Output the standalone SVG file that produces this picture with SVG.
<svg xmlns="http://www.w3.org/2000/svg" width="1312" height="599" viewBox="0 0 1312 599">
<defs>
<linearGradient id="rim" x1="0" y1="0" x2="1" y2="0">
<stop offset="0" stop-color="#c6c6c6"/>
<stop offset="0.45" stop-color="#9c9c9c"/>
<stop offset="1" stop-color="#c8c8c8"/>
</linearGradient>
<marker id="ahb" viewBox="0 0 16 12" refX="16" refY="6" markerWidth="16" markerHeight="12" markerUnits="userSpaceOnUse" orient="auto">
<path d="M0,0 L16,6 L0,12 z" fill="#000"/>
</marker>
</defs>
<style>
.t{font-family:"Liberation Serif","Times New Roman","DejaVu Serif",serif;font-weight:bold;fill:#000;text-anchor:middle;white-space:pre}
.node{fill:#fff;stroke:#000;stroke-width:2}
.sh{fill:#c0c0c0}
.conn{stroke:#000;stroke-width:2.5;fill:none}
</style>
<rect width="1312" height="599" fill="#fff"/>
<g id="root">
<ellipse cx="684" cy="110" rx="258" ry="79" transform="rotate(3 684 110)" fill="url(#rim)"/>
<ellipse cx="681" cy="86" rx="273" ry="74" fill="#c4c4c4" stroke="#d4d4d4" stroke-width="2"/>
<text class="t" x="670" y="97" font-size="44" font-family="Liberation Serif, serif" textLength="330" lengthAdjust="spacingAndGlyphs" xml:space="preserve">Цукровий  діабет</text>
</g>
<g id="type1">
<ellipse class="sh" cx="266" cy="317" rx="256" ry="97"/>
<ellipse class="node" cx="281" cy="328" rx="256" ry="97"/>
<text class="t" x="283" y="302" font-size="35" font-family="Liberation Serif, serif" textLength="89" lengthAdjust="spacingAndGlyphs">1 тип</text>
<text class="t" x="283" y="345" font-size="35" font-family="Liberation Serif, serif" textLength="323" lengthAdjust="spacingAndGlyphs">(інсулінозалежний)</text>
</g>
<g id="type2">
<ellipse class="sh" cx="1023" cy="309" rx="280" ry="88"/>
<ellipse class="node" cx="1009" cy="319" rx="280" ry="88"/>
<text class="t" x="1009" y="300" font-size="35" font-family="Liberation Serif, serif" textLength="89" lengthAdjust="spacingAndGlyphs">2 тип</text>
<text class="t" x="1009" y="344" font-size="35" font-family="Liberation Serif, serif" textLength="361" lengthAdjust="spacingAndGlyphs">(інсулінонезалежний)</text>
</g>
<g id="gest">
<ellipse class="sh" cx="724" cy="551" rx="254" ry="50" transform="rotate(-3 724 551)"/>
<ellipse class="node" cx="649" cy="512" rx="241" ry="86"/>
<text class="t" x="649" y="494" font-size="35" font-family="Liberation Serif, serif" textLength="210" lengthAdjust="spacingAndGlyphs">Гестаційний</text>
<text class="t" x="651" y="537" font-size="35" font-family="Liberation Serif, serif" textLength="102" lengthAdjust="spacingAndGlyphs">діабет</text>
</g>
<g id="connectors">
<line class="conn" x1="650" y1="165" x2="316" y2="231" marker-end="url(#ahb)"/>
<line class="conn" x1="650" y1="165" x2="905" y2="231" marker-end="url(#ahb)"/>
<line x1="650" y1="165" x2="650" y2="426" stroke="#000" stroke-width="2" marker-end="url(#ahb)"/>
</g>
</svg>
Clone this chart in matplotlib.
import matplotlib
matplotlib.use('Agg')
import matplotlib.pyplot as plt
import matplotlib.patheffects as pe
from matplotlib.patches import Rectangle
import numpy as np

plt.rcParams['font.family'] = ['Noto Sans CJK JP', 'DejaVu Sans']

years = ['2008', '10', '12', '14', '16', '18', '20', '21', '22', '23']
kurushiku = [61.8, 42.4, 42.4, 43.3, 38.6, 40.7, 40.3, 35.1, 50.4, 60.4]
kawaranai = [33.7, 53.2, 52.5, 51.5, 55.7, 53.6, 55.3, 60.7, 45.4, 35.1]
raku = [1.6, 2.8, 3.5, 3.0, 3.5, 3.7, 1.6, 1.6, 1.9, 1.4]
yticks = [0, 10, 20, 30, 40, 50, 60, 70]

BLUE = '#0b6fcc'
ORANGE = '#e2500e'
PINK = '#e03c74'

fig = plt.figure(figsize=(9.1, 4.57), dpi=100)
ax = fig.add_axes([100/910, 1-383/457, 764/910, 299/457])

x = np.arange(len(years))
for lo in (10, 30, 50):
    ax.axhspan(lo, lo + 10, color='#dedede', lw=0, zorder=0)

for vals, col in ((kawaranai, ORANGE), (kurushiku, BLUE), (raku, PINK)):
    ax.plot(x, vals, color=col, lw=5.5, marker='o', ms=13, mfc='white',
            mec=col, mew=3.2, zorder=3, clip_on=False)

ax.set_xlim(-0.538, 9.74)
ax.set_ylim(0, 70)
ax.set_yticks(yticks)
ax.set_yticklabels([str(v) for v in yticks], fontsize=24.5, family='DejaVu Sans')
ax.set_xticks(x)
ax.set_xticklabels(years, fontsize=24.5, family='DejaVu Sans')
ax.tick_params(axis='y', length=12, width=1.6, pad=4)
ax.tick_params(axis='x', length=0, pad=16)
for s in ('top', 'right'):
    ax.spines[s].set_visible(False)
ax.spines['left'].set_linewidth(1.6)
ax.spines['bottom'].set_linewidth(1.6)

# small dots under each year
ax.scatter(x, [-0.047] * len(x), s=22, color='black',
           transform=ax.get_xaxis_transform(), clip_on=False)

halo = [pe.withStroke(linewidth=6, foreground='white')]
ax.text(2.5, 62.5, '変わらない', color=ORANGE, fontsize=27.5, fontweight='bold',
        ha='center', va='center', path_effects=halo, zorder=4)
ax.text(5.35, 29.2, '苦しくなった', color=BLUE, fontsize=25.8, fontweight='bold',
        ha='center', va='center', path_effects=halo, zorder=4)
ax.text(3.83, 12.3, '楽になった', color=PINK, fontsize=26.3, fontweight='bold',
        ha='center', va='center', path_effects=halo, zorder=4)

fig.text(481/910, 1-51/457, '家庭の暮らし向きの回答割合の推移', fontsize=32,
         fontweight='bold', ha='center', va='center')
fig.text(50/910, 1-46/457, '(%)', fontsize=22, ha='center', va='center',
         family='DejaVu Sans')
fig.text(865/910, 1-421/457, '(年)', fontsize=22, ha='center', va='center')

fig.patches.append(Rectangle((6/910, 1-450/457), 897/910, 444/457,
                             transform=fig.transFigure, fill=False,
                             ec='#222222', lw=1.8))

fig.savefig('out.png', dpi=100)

= = = = =

## Short task:
Take the data above and return it exactly.

## Task solution:
Output the standalone SVG file that produces this picture with SVG.
<svg xmlns="http://www.w3.org/2000/svg" width="1312" height="599" viewBox="0 0 1312 599">
<defs>
<linearGradient id="rim" x1="0" y1="0" x2="1" y2="0">
<stop offset="0" stop-color="#c6c6c6"/>
<stop offset="0.45" stop-color="#9c9c9c"/>
<stop offset="1" stop-color="#c8c8c8"/>
</linearGradient>
<marker id="ahb" viewBox="0 0 16 12" refX="16" refY="6" markerWidth="16" markerHeight="12" markerUnits="userSpaceOnUse" orient="auto">
<path d="M0,0 L16,6 L0,12 z" fill="#000"/>
</marker>
</defs>
<style>
.t{font-family:"Liberation Serif","Times New Roman","DejaVu Serif",serif;font-weight:bold;fill:#000;text-anchor:middle;white-space:pre}
.node{fill:#fff;stroke:#000;stroke-width:2}
.sh{fill:#c0c0c0}
.conn{stroke:#000;stroke-width:2.5;fill:none}
</style>
<rect width="1312" height="599" fill="#fff"/>
<g id="root">
<ellipse cx="684" cy="110" rx="258" ry="79" transform="rotate(3 684 110)" fill="url(#rim)"/>
<ellipse cx="681" cy="86" rx="273" ry="74" fill="#c4c4c4" stroke="#d4d4d4" stroke-width="2"/>
<text class="t" x="670" y="97" font-size="44" font-family="Liberation Serif, serif" textLength="330" lengthAdjust="spacingAndGlyphs" xml:space="preserve">Цукровий  діабет</text>
</g>
<g id="type1">
<ellipse class="sh" cx="266" cy="317" rx="256" ry="97"/>
<ellipse class="node" cx="281" cy="328" rx="256" ry="97"/>
<text class="t" x="283" y="302" font-size="35" font-family="Liberation Serif, serif" textLength="89" lengthAdjust="spacingAndGlyphs">1 тип</text>
<text class="t" x="283" y="345" font-size="35" font-family="Liberation Serif, serif" textLength="323" lengthAdjust="spacingAndGlyphs">(інсулінозалежний)</text>
</g>
<g id="type2">
<ellipse class="sh" cx="1023" cy="309" rx="280" ry="88"/>
<ellipse class="node" cx="1009" cy="319" rx="280" ry="88"/>
<text class="t" x="1009" y="300" font-size="35" font-family="Liberation Serif, serif" textLength="89" lengthAdjust="spacingAndGlyphs">2 тип</text>
<text class="t" x="1009" y="344" font-size="35" font-family="Liberation Serif, serif" textLength="361" lengthAdjust="spacingAndGlyphs">(інсулінонезалежний)</text>
</g>
<g id="gest">
<ellipse class="sh" cx="724" cy="551" rx="254" ry="50" transform="rotate(-3 724 551)"/>
<ellipse class="node" cx="649" cy="512" rx="241" ry="86"/>
<text class="t" x="649" y="494" font-size="35" font-family="Liberation Serif, serif" textLength="210" lengthAdjust="spacingAndGlyphs">Гестаційний</text>
<text class="t" x="651" y="537" font-size="35" font-family="Liberation Serif, serif" textLength="102" lengthAdjust="spacingAndGlyphs">діабет</text>
</g>
<g id="connectors">
<line class="conn" x1="650" y1="165" x2="316" y2="231" marker-end="url(#ahb)"/>
<line class="conn" x1="650" y1="165" x2="905" y2="231" marker-end="url(#ahb)"/>
<line x1="650" y1="165" x2="650" y2="426" stroke="#000" stroke-width="2" marker-end="url(#ahb)"/>
</g>
</svg>
Clone this chart in matplotlib.
import matplotlib
matplotlib.use('Agg')
import matplotlib.pyplot as plt
import matplotlib.patheffects as pe
from matplotlib.patches import Rectangle
import numpy as np

plt.rcParams['font.family'] = ['Noto Sans CJK JP', 'DejaVu Sans']

years = ['2008', '10', '12', '14', '16', '18', '20', '21', '22', '23']
kurushiku = [61.8, 42.4, 42.4, 43.3, 38.6, 40.7, 40.3, 35.1, 50.4, 60.4]
kawaranai = [33.7, 53.2, 52.5, 51.5, 55.7, 53.6, 55.3, 60.7, 45.4, 35.1]
raku = [1.6, 2.8, 3.5, 3.0, 3.5, 3.7, 1.6, 1.6, 1.9, 1.4]
yticks = [0, 10, 20, 30, 40, 50, 60, 70]

BLUE = '#0b6fcc'
ORANGE = '#e2500e'
PINK = '#e03c74'

fig = plt.figure(figsize=(9.1, 4.57), dpi=100)
ax = fig.add_axes([100/910, 1-383/457, 764/910, 299/457])

x = np.arange(len(years))
for lo in (10, 30, 50):
    ax.axhspan(lo, lo + 10, color='#dedede', lw=0, zorder=0)

for vals, col in ((kawaranai, ORANGE), (kurushiku, BLUE), (raku, PINK)):
    ax.plot(x, vals, color=col, lw=5.5, marker='o', ms=13, mfc='white',
            mec=col, mew=3.2, zorder=3, clip_on=False)

ax.set_xlim(-0.538, 9.74)
ax.set_ylim(0, 70)
ax.set_yticks(yticks)
ax.set_yticklabels([str(v) for v in yticks], fontsize=24.5, family='DejaVu Sans')
ax.set_xticks(x)
ax.set_xticklabels(years, fontsize=24.5, family='DejaVu Sans')
ax.tick_params(axis='y', length=12, width=1.6, pad=4)
ax.tick_params(axis='x', length=0, pad=16)
for s in ('top', 'right'):
    ax.spines[s].set_visible(False)
ax.spines['left'].set_linewidth(1.6)
ax.spines['bottom'].set_linewidth(1.6)

# small dots under each year
ax.scatter(x, [-0.047] * len(x), s=22, color='black',
           transform=ax.get_xaxis_transform(), clip_on=False)

halo = [pe.withStroke(linewidth=6, foreground='white')]
ax.text(2.5, 62.5, '変わらない', color=ORANGE, fontsize=27.5, fontweight='bold',
        ha='center', va='center', path_effects=halo, zorder=4)
ax.text(5.35, 29.2, '苦しくなった', color=BLUE, fontsize=25.8, fontweight='bold',
        ha='center', va='center', path_effects=halo, zorder=4)
ax.text(3.83, 12.3, '楽になった', color=PINK, fontsize=26.3, fontweight='bold',
        ha='center', va='center', path_effects=halo, zorder=4)

fig.text(481/910, 1-51/457, '家庭の暮らし向きの回答割合の推移', fontsize=32,
         fontweight='bold', ha='center', va='center')
fig.text(50/910, 1-46/457, '(%)', fontsize=22, ha='center', va='center',
         family='DejaVu Sans')
fig.text(865/910, 1-421/457, '(年)', fontsize=22, ha='center', va='center')

fig.patches.append(Rectangle((6/910, 1-450/457), 897/910, 444/457,
                             transform=fig.transFigure, fill=False,
                             ec='#222222', lw=1.8))

fig.savefig('out.png', dpi=100)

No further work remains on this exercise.